There will be two access points on State Road 100, one of them for emergency vehicles only. The other will be gated. A concrete or masonry screening wall of up to 6 feet high will line the development’s frontage on 100.
An additional general access point on Old Kings Road will be completed at the end of Phase 2 (with emergency access permitted during Phase 2). The development will be built in three phases.
The development will provide the city the necessary right of way to include an aligned entrance on Old Kings Road where the city is also working on upgrading the interchange at Town center Boulevard and Old Kings Road.
The project had previously been approved as Development of Regional Impact, when it was entitled to build up to 2,400 homes and apartments, 50,000 square feet of retail use and 30,000 square feet of office use, plus a 150-room hotel. All that was set aside for the master-planned community that the council approved on second reading on Tuesday, limiting maximum development to 750 homes and discarding the retail and office uses. “There’s a reducing density of development here,” Senior Planner Jose Papa said.

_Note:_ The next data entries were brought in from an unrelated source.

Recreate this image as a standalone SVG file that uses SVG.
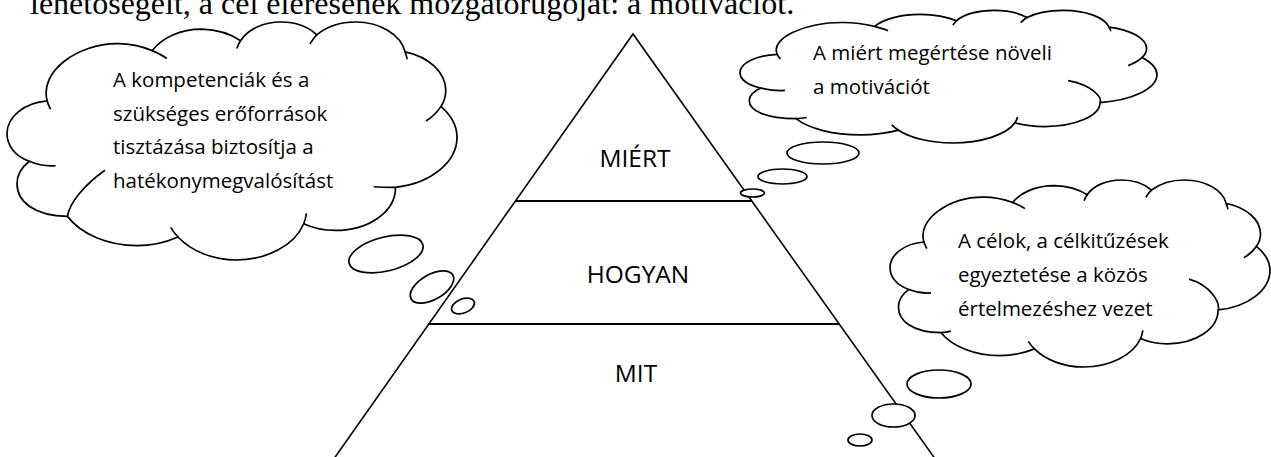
<svg xmlns="http://www.w3.org/2000/svg" xmlns:xlink="http://www.w3.org/1999/xlink" width="1271" height="457" viewBox="0 0 1271 457">
<style>
.ln{stroke:#000;stroke-width:1.6;fill:none}
.hl{stroke:#000;stroke-width:2;fill:none}
.cl{fill:#fff;stroke:#000;stroke-width:1.7;vector-effect:non-scaling-stroke}
.in{fill:none;stroke:#000;stroke-width:1.7;vector-effect:non-scaling-stroke}
.bub{fill:#fff;stroke:#000;stroke-width:1.7}
.t{font-family:'Open Sans',sans-serif;font-size:20.5px;fill:#000}
.lab{font-family:'Open Sans',sans-serif;font-size:24.5px;fill:#000;text-anchor:middle}
.top{font-family:'Liberation Serif',serif;font-size:32px;fill:#000}
</style>
<defs>
<path id="cloudOutline" class="cl" d="M1930,7160 C1530,4490 3400,1970 5270,1970 C5860,1950 6470,2210 6970,2600 C7450,1390 8340,650 9340,650 C10004,690 10710,1050 11210,1700 C11570,630 12330,0 13150,0 C13840,0 14470,460 14870,1160 C15330,440 16020,0 16740,0 C17910,0 18900,1130 19110,2710 C20240,3150 21060,4580 21060,6220 C21060,6720 21000,7200 20830,7660 C21310,8460 21600,9450 21600,10460 C21600,12750 20310,14680 18650,15010 C18650,17200 17370,18920 15770,18920 C15220,18920 14700,18710 14240,18310 C13820,20240 12490,21600 11000,21600 C9890,21600 8840,20790 8210,19510 C7620,20000 6930,20290 6240,20290 C4850,20290 3570,19280 2900,17640 C1300,17600 480,16300 480,14660 C480,13900 690,13210 1070,12640 C380,12160 0,11210 0,10120 C0,8590 840,7330 1930,7160 Z"/>
</defs>

<g id="pyramid">
<path class="ln" d="M334.5,458 L633,34 L934.5,458"/>
<line class="hl" x1="515.3" y1="201" x2="751.7" y2="201"/>
<line class="hl" x1="428.6" y1="324" x2="839.2" y2="324"/>
<text class="lab" x="635" y="167">MIÉRT</text>
<text class="lab" x="638" y="283">HOGYAN</text>
<text class="lab" x="636" y="382">MIT</text>
</g>

<g id="cloud-left">
<g transform="translate(7,22) scale(0.0208333,0.0110185)">
<use xlink:href="#cloudOutline" href="#cloudOutline"/>
<path class="in" d="M1930,7160 C1950,7410 2040,7690 2090,7920 M6970,2600 C7200,2790 7480,3050 7670,3310 M11210,1700 C11130,1910 11080,2160 11030,2400 M14870,1160 C14720,1400 14640,1720 14540,2010 M19110,2710 C19130,2890 19230,3290 19190,3380 M20830,7660 C20660,8170 20430,8620 20110,8990 M18650,15010 C18300,15020 17950,15000 17600,14950 M14240,18310 C14320,17980 14350,17680 14370,17360 M8220,19510 C8060,19250 7960,18950 7860,18640 M2900,17640 C3000,16400 3700,14800 4700,13450 M1070,12640 C1400,12900 1780,13130 2330,13040"/>
</g>
<text class="t" x="113" y="87">A kompetenciák és a</text>
<text class="t" x="113" y="121">szükséges erőforrások</text>
<text class="t" x="113" y="154">tisztázása biztosítja a</text>
<text class="t" x="113" y="188">hatékonymegvalósítást</text>
<ellipse class="bub" cx="386" cy="254" rx="38" ry="17" transform="rotate(-14 386 254)"/>
<ellipse class="bub" cx="432" cy="287" rx="24" ry="12.5" transform="rotate(-30 432 287)"/>
<ellipse class="bub" cx="463" cy="306" rx="12" ry="7" transform="rotate(-22 463 306)"/>
</g>

<g id="cloud-right-top">
<g transform="translate(740,10.4) scale(0.0193056,0.0061389)">
<use xlink:href="#cloudOutline" href="#cloudOutline"/>
<path class="in" d="M1930,7160 C1950,7410 2040,7690 2090,7920 M6970,2600 C7200,2790 7480,3050 7670,3310 M11210,1700 C11130,1910 11080,2160 11030,2400 M14870,1160 C14720,1400 14640,1720 14540,2010 M19110,2710 C19130,2890 19230,3290 19190,3380 M20830,7660 C20660,8170 20430,8620 20110,8990 M18660,14960 C18740,14200 18280,12200 17000,11450 M14240,18310 C14320,17980 14350,17680 14370,17360 M8220,19510 C8060,19250 7960,18950 7860,18640 M2900,17640 C3090,17600 3280,17540 3460,17450 M1070,12640 C1400,12900 1780,13130 2330,13040"/>
</g>
<text class="t" x="813" y="60">A miért megértése növeli</text>
<text class="t" x="813" y="94">a motivációt</text>
<ellipse class="bub" cx="823" cy="153" rx="36" ry="11"/>
<ellipse class="bub" cx="782.5" cy="176.5" rx="24.5" ry="7.5"/>
<ellipse class="bub" cx="752.5" cy="193" rx="12" ry="4"/>
</g>

<g id="cloud-right-bottom">
<g transform="translate(890,180) scale(0.0175926,0.0086574)">
<use xlink:href="#cloudOutline" href="#cloudOutline"/>
<path class="in" d="M1930,7160 C1950,7410 2040,7690 2090,7920 M6970,2600 C7200,2790 7480,3050 7670,3310 M11210,1700 C11130,1910 11080,2160 11030,2400 M14870,1160 C14720,1400 14640,1720 14540,2010 M19110,2710 C19130,2890 19230,3290 19190,3380 M20830,7660 C20660,8170 20430,8620 20110,8990 M18660,14960 C18740,14200 18280,12200 17000,11450 M14240,18310 C14320,17980 14350,17680 14370,17360 M8220,19510 C8060,19250 7960,18950 7860,18640 M2900,17640 C3090,17600 3280,17540 3460,17450 M1070,12640 C1400,12900 1780,13130 2330,13040"/>
</g>
<text class="t" x="958" y="248">A célok, a célkitűzések</text>
<text class="t" x="958" y="282">egyeztetése a közös</text>
<text class="t" x="958" y="316">értelmezéshez vezet</text>
<ellipse class="bub" cx="939" cy="384" rx="32" ry="14"/>
<ellipse class="bub" cx="893.5" cy="415.5" rx="21.5" ry="11.5"/>
<ellipse class="bub" cx="860" cy="440" rx="12" ry="6"/>
</g>

<text class="top" x="30" y="14">lehetőségeit, a cél elérésének mozgatórugóját: a motivációt.</text>
</svg>
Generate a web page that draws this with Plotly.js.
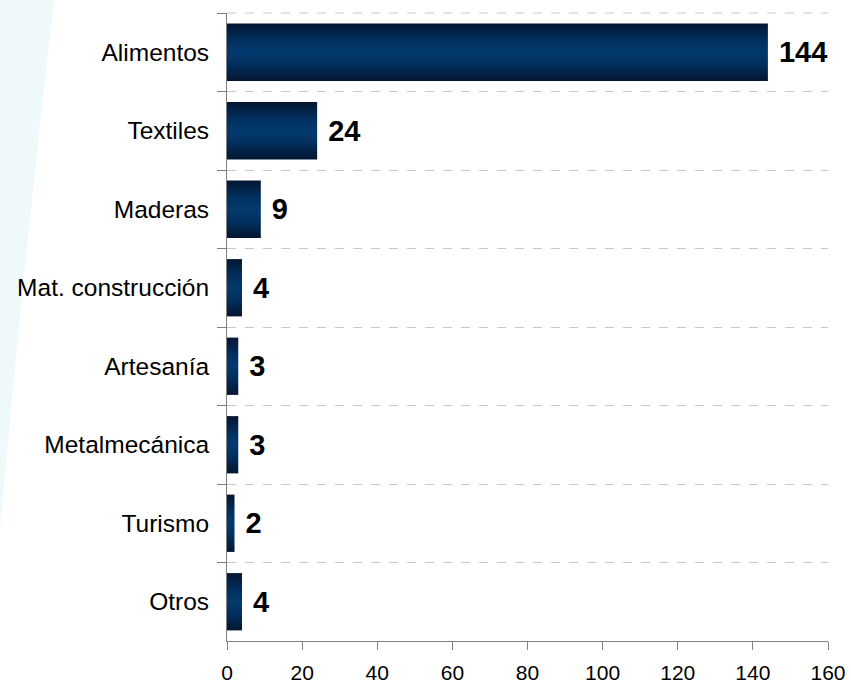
<!DOCTYPE html>
<html>
<head>
<meta charset="utf-8">
<script src="https://cdn.plot.ly/plotly-3.0.1.min.js"></script>
<style>
  html, body { margin: 0; padding: 0; background: #ffffff; }
  #chart { width: 851px; height: 685px; }
</style>
</head>
<body>
<div id="chart"></div>
<script>
// ---- data ----
const categories = ["Alimentos", "Textiles", "Maderas", "Mat. construcción", "Artesanía", "Metalmecánica", "Turismo", "Otros"];
const values = [144, 24, 9, 4, 3, 3, 2, 4];
const valueLabels = ["144", "24", "9", "4", "3", "3", "2", "4"];
const xTickValues = [0, 20, 40, 60, 80, 100, 120, 140, 160];

// ---- layout geometry (pixels) ----
const W = 851, H = 685;
const M = { l: 227, r: 23, t: 13, b: 44 };
const pw = W - M.l - M.r, ph = H - M.t - M.b;
const px = x => (x - M.l) / pw;
const py = y => (H - M.b - y) / ph;

const trace = {
  type: "bar",
  orientation: "h",
  y: categories,
  x: values,
  text: valueLabels.map(s => " " + s),
  textposition: "outside",
  cliponaxis: false,
  constraintext: "none",
  textfont: { family: "Liberation Sans, Arial, sans-serif", size: 29, color: "#000000", weight: "bold" },
  marker: { color: "#06295a", line: { width: 0 } },
  hoverinfo: "none"
};

const bgPath = "M " + px(0) + "," + py(0) +
  " L " + px(54) + "," + py(0) +
  " Q " + px(24) + "," + py(260) + " " + px(0) + "," + py(530) + " Z";

const layout = {
  width: W, height: H,
  margin: M,
  paper_bgcolor: "rgba(0,0,0,0)",
  plot_bgcolor: "rgba(0,0,0,0)",
  showlegend: false,
  bargap: 0.27,
  font: { family: "Liberation Sans, Arial, sans-serif", color: "#000000" },
  xaxis: {
    range: [0, 160],
    tickvals: xTickValues,
    ticktext: xTickValues.map(String),
    ticks: "outside", ticklen: 8, tickwidth: 1, tickcolor: "#808080",
    showline: true, linecolor: "#808080", linewidth: 1,
    showgrid: false, zeroline: false,
    tickfont: { size: 21, color: "#000000" },
    ticklabelstandoff: 5,
    fixedrange: true
  },
  yaxis: {
    autorange: "reversed",
    type: "category",
    tickson: "boundaries",
    ticks: "outside", ticklen: 9, tickwidth: 1, tickcolor: "#808080",
    showline: true, linecolor: "#808080", linewidth: 1,
    showgrid: true, gridcolor: "#c8c8c8", griddash: "dash", gridwidth: 1,
    zeroline: false,
    tickfont: { size: 24.5, color: "#000000" },
    ticklabelstandoff: 12,
    fixedrange: true
  },
  shapes: [
    {
      type: "path", xref: "paper", yref: "paper", layer: "below",
      path: bgPath,
      fillcolor: "#eff9fc", line: { width: 0 }
    },
    {
      type: "line", xref: "paper", yref: "paper", layer: "below",
      x0: 0, x1: 1, y0: 1, y1: 1,
      line: { color: "#c8c8c8", width: 1, dash: "dash" }
    }
  ]
};

function applyGradient(gd) {
  const svg = gd.querySelector(".main-svg");
  if (!svg) return;
  let defs = svg.querySelector("defs");
  const ns = "http://www.w3.org/2000/svg";
  if (!defs) { defs = document.createElementNS(ns, "defs"); svg.insertBefore(defs, svg.firstChild); }
  if (!svg.querySelector("#barGrad")) {
    const g = document.createElementNS(ns, "linearGradient");
    g.setAttribute("id", "barGrad");
    g.setAttribute("x1", "0"); g.setAttribute("y1", "0");
    g.setAttribute("x2", "0"); g.setAttribute("y2", "1");
    const stops = [[0, "#041631"], [0.3, "#02305f"], [0.5, "#033a6e"], [0.7, "#02305f"], [1, "#041631"]];
    stops.forEach(([o, c]) => {
      const s = document.createElementNS(ns, "stop");
      s.setAttribute("offset", o); s.setAttribute("stop-color", c);
      g.appendChild(s);
    });
    defs.appendChild(g);
  }
  gd.querySelectorAll(".trace.bars .point path").forEach(p => { p.style.fill = "url(#barGrad)"; });
}

const gd = document.getElementById("chart");
Plotly.newPlot(gd, [trace], layout, { displayModeBar: false, staticPlot: true }).then(() => {
  applyGradient(gd);
  gd.on("plotly_afterplot", () => applyGradient(gd));
});
</script>
</body>
</html>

The future land use map amendment the council approved “actually increases the conservation area that currently exists by about 10 acres,” or slightly more, Jay Livingston, the attorney representing the developer, said.
State and regional agencies reviewed the development plans. The city did not receive any comments from the reviewing agencies, resulting in no changes from the proposal the council approved on first reading a few weeks ago.